WRITTEN PROBLEM – List the lines of this listing that hold the word "React".

EXTRACTED ENTRIES –
* start *
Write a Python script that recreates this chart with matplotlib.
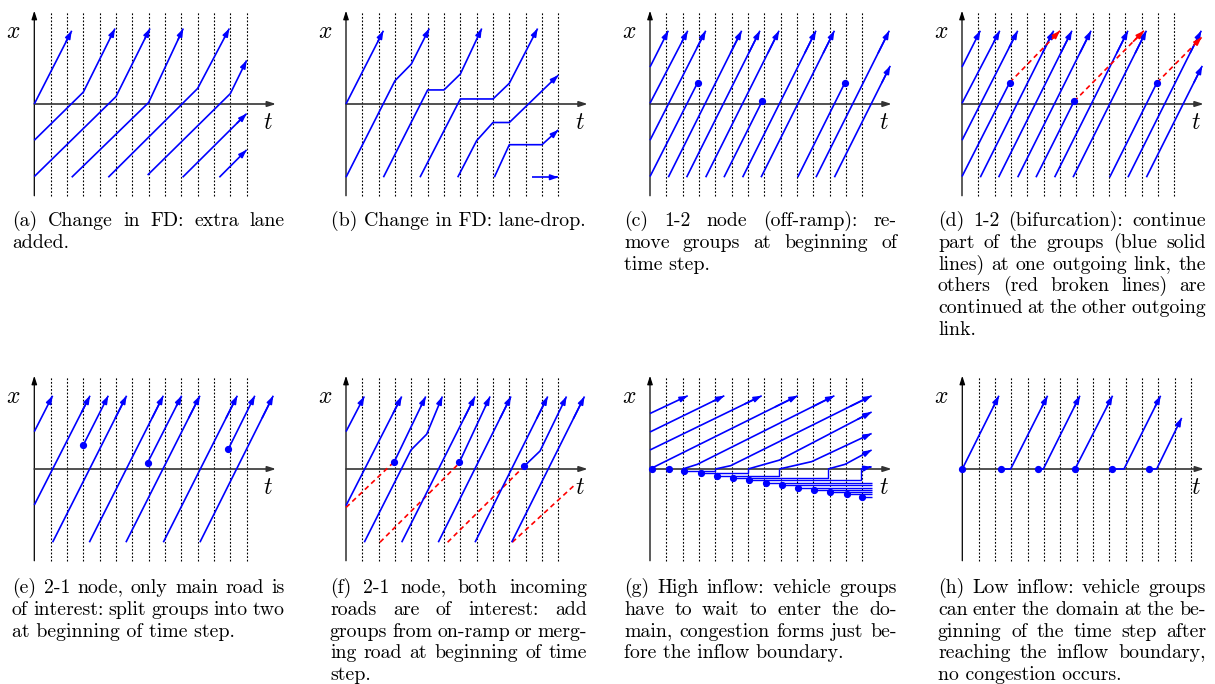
* end *
* start *
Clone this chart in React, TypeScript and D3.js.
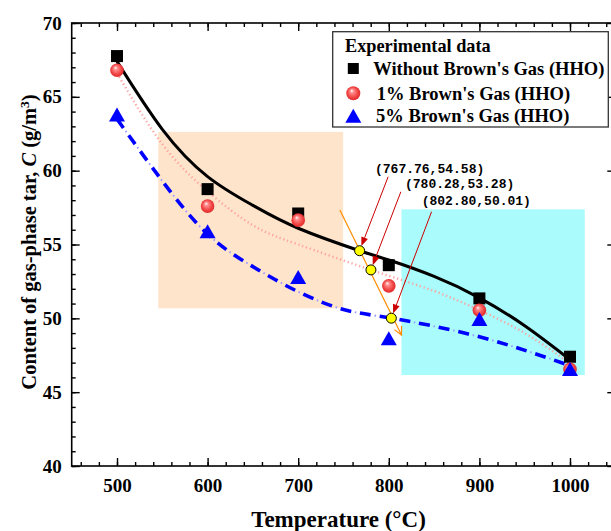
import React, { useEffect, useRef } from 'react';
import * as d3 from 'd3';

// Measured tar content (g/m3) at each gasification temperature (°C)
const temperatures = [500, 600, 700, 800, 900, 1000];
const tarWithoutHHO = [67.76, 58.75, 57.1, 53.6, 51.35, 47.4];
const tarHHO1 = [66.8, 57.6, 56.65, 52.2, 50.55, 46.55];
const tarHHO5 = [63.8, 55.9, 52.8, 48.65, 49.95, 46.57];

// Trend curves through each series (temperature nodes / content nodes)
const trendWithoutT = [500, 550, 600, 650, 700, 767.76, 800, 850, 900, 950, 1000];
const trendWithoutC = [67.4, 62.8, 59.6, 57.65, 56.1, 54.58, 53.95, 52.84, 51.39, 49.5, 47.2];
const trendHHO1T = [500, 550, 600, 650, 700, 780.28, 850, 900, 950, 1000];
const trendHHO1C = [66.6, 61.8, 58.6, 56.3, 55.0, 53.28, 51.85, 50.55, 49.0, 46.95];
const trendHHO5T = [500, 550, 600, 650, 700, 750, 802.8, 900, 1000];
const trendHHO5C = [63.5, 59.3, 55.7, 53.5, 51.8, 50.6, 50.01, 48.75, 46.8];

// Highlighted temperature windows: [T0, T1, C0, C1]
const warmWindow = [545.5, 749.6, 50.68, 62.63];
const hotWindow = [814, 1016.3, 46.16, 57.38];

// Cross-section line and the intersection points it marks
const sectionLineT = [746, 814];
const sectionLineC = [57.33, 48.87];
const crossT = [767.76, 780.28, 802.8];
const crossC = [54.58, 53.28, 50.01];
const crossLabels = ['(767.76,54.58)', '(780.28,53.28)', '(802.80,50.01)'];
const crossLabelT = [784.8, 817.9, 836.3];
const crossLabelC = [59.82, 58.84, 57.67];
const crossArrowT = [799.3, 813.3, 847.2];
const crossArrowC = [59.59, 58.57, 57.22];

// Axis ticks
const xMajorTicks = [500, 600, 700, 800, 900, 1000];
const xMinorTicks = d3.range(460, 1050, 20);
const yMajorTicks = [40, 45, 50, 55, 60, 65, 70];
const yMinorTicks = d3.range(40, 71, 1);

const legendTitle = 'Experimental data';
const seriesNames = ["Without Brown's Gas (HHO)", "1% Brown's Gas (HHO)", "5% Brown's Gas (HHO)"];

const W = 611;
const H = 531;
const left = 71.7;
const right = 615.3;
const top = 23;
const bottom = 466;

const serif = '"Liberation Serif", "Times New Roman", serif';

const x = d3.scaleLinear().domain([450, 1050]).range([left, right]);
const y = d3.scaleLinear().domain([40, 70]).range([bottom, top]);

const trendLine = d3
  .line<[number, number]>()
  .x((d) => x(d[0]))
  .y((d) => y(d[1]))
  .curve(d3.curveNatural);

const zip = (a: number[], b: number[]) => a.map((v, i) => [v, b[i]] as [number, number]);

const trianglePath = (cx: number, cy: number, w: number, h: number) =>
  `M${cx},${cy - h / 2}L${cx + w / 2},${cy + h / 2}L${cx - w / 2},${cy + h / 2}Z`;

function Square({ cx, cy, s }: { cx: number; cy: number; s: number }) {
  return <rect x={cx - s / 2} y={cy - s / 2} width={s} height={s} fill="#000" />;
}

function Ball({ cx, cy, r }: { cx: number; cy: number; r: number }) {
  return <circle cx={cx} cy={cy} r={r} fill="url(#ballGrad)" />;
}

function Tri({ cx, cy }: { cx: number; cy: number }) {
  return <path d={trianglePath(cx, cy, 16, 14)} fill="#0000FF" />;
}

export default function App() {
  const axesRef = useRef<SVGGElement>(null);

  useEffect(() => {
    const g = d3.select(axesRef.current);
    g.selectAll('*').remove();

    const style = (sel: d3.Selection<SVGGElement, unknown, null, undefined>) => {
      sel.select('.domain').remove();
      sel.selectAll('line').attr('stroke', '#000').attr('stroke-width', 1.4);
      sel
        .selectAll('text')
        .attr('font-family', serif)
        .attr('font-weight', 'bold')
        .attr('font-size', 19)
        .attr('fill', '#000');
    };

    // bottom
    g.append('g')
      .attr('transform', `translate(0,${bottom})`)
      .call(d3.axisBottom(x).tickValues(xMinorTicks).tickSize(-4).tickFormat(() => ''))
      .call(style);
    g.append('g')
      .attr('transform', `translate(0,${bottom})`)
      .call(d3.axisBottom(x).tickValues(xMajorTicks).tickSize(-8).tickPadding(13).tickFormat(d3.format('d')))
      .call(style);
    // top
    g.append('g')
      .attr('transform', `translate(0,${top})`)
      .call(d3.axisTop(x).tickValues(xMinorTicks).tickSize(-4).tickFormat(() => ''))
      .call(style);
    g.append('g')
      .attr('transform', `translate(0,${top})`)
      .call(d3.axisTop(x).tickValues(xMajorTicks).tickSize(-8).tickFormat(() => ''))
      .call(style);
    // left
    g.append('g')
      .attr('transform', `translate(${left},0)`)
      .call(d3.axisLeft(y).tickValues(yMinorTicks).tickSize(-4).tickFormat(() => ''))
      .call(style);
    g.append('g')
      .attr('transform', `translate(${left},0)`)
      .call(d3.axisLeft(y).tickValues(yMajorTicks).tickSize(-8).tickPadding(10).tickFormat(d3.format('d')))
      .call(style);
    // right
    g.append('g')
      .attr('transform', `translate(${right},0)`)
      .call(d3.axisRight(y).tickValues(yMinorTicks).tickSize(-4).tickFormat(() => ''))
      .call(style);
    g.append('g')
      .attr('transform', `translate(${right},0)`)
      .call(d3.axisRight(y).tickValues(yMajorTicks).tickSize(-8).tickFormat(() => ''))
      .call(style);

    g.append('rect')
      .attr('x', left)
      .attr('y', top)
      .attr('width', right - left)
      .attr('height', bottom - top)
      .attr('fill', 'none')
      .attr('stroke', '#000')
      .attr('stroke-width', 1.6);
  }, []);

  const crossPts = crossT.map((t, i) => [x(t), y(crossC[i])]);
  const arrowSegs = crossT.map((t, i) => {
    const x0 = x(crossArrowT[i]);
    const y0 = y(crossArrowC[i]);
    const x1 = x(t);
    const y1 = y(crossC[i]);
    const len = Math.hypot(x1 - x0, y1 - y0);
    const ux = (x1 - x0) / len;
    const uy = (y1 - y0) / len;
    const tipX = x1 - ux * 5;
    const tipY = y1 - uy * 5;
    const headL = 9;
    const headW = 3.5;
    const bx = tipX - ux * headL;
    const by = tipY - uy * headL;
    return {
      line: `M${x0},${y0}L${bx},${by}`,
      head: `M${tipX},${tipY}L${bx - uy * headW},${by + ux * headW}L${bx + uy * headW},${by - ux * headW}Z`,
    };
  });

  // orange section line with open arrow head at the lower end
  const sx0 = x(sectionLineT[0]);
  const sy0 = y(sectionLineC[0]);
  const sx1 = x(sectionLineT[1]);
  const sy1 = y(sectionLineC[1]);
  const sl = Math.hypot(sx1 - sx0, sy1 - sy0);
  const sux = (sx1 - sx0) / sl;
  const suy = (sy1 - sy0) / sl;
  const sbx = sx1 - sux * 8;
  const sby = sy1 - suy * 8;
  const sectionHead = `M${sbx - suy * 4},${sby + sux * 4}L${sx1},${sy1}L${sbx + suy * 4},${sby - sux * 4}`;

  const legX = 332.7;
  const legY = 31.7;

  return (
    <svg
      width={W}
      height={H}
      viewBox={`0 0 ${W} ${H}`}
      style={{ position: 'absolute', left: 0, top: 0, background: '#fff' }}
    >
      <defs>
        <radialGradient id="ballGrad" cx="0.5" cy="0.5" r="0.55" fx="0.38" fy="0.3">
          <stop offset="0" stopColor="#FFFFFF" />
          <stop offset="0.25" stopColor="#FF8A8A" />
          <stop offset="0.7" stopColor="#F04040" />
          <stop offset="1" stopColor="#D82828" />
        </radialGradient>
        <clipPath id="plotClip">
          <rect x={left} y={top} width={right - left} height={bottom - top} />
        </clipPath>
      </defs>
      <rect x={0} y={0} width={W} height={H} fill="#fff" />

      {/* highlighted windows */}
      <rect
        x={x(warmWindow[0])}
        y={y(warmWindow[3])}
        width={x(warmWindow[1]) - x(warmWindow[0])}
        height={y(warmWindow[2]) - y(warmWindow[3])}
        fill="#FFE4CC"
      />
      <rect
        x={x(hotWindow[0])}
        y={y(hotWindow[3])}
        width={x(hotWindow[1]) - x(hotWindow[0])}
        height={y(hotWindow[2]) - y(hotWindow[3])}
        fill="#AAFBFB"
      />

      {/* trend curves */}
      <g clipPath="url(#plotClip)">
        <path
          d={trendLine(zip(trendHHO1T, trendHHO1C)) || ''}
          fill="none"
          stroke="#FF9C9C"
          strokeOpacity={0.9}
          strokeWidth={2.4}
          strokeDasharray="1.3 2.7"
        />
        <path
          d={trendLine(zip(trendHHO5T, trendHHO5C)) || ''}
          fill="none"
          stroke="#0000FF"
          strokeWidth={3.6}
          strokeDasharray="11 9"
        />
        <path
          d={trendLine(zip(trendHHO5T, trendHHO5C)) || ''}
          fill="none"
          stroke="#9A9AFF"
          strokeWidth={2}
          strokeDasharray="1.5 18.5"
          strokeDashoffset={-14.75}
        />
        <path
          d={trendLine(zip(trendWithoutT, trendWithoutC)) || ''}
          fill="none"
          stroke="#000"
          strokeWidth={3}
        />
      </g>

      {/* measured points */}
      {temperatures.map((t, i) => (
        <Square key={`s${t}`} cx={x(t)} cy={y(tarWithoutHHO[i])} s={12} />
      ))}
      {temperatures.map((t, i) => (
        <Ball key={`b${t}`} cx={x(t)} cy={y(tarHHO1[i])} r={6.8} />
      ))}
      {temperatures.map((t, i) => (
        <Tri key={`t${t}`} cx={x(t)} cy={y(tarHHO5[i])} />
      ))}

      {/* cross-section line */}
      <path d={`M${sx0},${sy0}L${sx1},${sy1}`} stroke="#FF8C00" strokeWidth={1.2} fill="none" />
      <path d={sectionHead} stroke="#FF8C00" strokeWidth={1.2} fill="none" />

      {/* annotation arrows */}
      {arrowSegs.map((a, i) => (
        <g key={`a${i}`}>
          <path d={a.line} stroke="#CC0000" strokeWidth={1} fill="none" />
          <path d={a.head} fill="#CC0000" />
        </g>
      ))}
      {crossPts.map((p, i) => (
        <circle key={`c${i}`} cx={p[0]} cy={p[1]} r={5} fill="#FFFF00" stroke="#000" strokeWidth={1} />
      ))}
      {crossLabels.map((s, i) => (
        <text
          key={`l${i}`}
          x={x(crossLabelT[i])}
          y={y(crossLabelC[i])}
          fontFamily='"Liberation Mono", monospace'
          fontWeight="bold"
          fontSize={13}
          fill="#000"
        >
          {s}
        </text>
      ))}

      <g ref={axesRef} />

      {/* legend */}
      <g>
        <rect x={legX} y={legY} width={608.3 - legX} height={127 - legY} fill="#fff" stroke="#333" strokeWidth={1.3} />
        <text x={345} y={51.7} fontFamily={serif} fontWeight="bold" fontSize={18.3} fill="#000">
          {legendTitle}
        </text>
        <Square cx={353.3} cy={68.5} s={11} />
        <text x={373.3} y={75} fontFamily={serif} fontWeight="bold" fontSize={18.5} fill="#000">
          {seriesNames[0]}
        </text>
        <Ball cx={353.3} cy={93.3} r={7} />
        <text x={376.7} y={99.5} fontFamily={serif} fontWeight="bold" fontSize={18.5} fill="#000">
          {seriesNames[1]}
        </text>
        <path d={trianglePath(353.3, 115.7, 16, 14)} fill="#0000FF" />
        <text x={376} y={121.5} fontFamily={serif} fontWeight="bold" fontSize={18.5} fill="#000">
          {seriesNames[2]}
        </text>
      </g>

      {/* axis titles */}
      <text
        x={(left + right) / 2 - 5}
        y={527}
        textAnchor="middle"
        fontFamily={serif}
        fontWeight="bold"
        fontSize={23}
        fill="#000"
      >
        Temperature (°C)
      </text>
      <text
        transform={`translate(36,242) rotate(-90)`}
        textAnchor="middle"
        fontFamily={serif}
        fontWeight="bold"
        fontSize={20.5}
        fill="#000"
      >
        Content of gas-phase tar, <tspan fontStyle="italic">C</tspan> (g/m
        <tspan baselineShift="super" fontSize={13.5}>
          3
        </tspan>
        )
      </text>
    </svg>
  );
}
* end *
* start *
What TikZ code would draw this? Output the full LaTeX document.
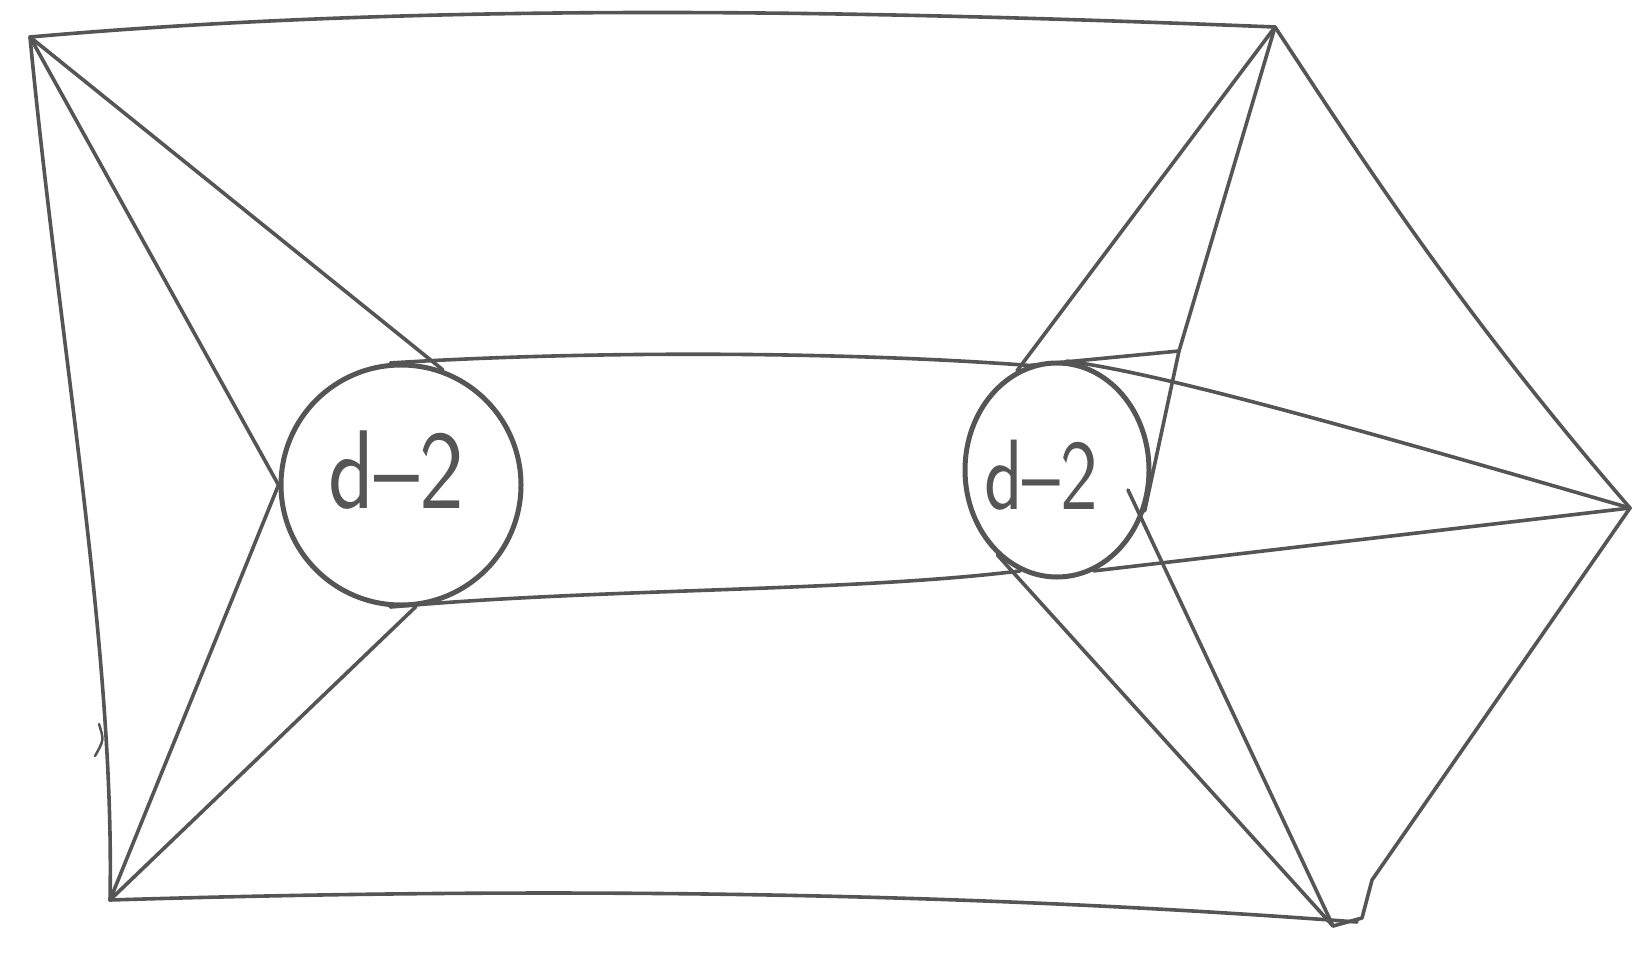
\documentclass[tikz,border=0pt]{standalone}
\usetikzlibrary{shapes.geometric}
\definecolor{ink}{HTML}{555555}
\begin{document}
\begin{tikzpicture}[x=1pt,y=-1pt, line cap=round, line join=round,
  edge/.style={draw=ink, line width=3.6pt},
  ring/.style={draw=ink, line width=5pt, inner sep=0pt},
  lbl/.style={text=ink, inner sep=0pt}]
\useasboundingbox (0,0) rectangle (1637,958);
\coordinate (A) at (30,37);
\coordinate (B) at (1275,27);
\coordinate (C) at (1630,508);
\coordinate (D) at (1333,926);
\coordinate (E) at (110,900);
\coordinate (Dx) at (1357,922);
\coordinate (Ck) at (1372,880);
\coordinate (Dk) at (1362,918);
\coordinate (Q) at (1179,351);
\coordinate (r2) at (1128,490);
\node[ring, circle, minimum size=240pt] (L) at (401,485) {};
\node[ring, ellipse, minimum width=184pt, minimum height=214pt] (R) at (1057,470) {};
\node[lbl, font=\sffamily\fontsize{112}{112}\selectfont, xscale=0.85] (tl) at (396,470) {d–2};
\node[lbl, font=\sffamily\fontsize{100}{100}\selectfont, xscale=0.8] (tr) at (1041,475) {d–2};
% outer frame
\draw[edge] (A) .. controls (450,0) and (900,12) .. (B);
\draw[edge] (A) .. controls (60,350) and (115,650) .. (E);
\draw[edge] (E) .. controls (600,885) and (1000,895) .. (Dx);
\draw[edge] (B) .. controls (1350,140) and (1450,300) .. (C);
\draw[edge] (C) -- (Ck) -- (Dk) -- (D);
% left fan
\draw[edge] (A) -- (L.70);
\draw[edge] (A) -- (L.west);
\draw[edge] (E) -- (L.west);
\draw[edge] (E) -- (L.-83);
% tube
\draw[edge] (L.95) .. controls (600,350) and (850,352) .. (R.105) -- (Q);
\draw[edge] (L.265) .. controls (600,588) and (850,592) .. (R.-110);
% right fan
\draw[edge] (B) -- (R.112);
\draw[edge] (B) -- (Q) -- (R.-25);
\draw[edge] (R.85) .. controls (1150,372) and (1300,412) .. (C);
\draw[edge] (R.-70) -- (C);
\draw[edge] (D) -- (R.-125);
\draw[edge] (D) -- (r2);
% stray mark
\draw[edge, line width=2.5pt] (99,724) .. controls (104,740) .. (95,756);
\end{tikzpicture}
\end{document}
* end *
CORRECT RESULT –
Clone this chart in React, TypeScript and D3.js.
import React, { useEffect, useRef } from 'react';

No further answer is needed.